Rows from a dataset of charts and code:
· · · · ·

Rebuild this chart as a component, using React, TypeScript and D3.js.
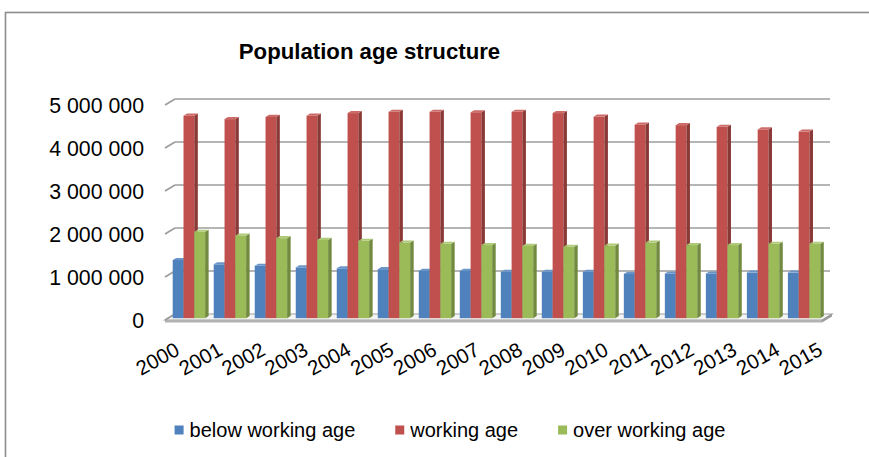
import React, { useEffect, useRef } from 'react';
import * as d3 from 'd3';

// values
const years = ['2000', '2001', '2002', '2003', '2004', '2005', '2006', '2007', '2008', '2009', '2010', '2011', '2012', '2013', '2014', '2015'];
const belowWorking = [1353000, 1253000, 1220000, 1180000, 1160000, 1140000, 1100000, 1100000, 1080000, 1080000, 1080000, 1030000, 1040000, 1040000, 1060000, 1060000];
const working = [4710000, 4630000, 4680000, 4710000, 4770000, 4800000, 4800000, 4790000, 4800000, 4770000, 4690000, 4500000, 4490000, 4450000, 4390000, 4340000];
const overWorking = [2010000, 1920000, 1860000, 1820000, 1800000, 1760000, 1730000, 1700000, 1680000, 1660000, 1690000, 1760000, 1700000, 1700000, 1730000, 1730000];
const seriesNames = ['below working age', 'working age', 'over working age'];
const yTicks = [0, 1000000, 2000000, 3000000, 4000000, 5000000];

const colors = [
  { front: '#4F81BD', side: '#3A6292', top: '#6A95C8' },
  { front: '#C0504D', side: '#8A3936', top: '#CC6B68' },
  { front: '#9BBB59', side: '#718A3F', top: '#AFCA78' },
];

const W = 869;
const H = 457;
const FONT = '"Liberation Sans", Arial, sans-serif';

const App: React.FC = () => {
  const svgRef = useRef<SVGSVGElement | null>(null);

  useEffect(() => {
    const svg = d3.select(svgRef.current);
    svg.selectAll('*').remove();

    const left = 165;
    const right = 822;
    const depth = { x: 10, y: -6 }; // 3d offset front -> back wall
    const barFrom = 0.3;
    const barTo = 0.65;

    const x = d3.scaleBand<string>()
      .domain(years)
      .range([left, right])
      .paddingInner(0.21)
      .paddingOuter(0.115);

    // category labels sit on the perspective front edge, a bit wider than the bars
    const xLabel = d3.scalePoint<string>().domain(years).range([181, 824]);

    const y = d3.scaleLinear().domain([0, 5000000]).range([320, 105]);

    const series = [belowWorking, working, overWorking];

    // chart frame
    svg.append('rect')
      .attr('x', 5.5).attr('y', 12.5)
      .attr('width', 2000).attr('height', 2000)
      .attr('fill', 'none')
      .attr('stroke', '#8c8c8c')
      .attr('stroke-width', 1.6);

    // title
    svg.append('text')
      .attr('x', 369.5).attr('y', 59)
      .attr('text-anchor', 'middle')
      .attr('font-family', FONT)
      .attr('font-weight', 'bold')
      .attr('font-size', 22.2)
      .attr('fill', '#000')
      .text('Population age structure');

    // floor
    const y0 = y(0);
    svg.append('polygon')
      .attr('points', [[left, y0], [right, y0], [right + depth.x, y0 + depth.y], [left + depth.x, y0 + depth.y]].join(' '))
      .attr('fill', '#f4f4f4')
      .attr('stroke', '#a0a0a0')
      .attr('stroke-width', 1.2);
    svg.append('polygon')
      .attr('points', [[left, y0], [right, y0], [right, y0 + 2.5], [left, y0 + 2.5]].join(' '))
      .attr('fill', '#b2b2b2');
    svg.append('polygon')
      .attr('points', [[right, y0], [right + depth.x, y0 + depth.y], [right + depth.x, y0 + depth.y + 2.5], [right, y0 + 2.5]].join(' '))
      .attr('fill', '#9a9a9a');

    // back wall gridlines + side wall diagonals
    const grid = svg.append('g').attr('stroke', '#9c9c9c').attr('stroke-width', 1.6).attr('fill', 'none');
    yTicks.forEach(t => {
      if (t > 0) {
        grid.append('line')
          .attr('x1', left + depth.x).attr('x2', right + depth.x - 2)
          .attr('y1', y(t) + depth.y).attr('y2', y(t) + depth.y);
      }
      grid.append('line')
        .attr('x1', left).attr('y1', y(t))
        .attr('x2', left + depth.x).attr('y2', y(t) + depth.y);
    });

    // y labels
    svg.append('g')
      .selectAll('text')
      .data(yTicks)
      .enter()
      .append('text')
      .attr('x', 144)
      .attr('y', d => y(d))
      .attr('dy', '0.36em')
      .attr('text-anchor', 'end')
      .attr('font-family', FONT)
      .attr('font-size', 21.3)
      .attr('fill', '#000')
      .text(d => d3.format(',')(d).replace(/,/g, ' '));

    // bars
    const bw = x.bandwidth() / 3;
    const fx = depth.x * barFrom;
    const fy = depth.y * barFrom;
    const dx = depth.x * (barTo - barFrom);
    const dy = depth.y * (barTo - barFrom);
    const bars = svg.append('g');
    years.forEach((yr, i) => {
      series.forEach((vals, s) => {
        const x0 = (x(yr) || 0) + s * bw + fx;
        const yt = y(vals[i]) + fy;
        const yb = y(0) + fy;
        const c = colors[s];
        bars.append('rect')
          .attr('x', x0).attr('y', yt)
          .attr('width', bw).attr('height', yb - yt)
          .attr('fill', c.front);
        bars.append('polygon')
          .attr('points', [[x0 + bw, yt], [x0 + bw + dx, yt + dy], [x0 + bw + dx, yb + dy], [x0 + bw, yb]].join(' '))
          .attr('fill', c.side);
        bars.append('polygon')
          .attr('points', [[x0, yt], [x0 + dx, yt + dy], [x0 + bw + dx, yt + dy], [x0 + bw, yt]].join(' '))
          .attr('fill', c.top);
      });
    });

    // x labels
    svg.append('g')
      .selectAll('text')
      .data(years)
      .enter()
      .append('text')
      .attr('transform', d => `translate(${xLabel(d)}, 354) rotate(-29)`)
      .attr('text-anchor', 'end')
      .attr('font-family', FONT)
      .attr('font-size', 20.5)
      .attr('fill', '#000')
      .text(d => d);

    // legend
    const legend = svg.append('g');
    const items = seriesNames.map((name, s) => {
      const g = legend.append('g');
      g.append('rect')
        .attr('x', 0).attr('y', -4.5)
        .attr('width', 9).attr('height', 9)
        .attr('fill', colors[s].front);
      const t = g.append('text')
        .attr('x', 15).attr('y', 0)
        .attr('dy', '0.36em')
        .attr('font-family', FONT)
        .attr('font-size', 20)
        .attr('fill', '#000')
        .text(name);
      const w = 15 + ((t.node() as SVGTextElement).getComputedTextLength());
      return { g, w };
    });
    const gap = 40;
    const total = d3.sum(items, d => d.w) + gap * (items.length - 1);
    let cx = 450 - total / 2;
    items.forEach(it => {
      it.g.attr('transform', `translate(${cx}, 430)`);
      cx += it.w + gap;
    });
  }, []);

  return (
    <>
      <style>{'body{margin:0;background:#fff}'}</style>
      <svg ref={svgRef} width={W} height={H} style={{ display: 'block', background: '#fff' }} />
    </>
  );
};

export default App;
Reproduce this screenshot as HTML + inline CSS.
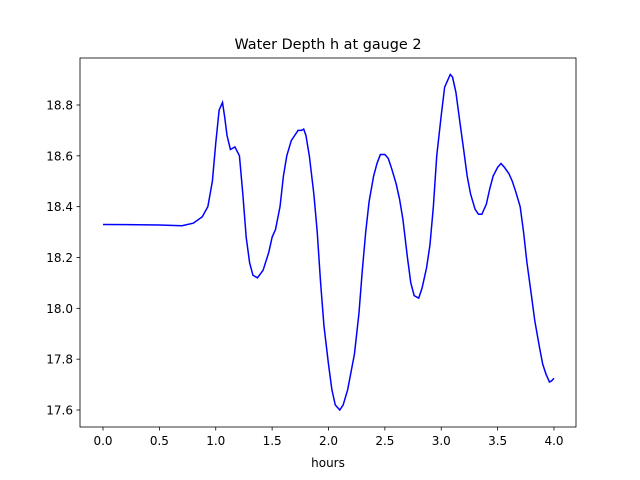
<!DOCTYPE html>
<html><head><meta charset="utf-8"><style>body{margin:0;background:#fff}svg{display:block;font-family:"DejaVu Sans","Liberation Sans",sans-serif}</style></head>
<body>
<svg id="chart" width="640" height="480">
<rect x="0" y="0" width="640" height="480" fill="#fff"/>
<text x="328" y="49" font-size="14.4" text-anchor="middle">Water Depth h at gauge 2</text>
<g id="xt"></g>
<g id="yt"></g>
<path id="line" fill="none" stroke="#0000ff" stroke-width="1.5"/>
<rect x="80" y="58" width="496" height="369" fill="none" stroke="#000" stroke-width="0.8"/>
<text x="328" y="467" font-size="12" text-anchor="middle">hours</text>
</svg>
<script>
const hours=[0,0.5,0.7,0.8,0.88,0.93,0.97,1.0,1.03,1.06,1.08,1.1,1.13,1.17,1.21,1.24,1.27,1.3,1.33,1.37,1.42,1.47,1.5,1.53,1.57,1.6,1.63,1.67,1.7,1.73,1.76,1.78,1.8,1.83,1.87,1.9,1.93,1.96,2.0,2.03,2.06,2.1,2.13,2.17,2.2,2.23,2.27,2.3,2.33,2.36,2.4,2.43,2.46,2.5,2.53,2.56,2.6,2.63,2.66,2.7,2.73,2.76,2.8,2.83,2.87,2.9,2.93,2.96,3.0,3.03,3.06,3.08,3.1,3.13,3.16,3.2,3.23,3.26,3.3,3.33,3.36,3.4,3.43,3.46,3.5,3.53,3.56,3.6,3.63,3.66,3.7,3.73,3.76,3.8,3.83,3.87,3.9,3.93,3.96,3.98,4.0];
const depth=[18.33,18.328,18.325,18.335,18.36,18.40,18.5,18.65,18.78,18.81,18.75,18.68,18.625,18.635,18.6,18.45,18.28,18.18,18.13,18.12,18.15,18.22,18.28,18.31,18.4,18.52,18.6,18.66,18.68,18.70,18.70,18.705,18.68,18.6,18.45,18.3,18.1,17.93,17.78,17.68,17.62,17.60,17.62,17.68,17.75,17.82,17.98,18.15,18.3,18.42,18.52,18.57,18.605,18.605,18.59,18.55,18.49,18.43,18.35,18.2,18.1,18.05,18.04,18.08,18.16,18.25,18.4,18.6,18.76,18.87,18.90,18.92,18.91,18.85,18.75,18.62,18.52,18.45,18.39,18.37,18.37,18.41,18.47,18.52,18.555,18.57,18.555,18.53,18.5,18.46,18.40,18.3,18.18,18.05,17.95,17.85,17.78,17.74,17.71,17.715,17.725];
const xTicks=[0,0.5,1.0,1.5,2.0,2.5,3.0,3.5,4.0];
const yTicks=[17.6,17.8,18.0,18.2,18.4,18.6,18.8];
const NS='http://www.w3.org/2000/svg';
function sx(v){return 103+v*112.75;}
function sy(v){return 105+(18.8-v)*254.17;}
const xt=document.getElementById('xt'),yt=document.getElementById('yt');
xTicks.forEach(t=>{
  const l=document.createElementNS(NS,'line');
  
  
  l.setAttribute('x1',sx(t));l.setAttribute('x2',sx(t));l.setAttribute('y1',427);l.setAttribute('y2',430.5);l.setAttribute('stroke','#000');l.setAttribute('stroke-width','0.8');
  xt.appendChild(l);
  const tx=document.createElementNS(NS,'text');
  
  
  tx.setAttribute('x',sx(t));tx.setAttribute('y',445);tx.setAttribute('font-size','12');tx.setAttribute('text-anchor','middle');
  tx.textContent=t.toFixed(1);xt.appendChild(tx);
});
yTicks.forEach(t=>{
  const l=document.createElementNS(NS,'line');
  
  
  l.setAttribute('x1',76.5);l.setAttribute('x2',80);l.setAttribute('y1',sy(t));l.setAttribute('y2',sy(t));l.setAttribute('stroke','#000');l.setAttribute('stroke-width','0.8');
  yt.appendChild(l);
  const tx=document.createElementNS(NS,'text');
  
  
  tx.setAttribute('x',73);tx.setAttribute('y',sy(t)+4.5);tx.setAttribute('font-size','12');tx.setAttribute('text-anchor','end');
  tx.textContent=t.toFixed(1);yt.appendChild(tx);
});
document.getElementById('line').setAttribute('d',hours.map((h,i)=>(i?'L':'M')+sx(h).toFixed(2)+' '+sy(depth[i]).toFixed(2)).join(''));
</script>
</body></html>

· · · · ·

## TASK GOAL
Transcribe exactly, please, the lines between the start of the records above and the line holding "const barTo = 0.65;", counting both of those lines and omitting pictures.

## SOLUTION TO THIS TASK
Rebuild this chart as a component, using React, TypeScript and D3.js.
import React, { useEffect, useRef } from 'react';
import * as d3 from 'd3';

// values
const years = ['2000', '2001', '2002', '2003', '2004', '2005', '2006', '2007', '2008', '2009', '2010', '2011', '2012', '2013', '2014', '2015'];
const belowWorking = [1353000, 1253000, 1220000, 1180000, 1160000, 1140000, 1100000, 1100000, 1080000, 1080000, 1080000, 1030000, 1040000, 1040000, 1060000, 1060000];
const working = [4710000, 4630000, 4680000, 4710000, 4770000, 4800000, 4800000, 4790000, 4800000, 4770000, 4690000, 4500000, 4490000, 4450000, 4390000, 4340000];
const overWorking = [2010000, 1920000, 1860000, 1820000, 1800000, 1760000, 1730000, 1700000, 1680000, 1660000, 1690000, 1760000, 1700000, 1700000, 1730000, 1730000];
const seriesNames = ['below working age', 'working age', 'over working age'];
const yTicks = [0, 1000000, 2000000, 3000000, 4000000, 5000000];

const colors = [
  { front: '#4F81BD', side: '#3A6292', top: '#6A95C8' },
  { front: '#C0504D', side: '#8A3936', top: '#CC6B68' },
  { front: '#9BBB59', side: '#718A3F', top: '#AFCA78' },
];

const W = 869;
const H = 457;
const FONT = '"Liberation Sans", Arial, sans-serif';

const App: React.FC = () => {
  const svgRef = useRef<SVGSVGElement | null>(null);

  useEffect(() => {
    const svg = d3.select(svgRef.current);
    svg.selectAll('*').remove();

    const left = 165;
    const right = 822;
    const depth = { x: 10, y: -6 }; // 3d offset front -> back wall
    const barFrom = 0.3;
    const barTo = 0.65;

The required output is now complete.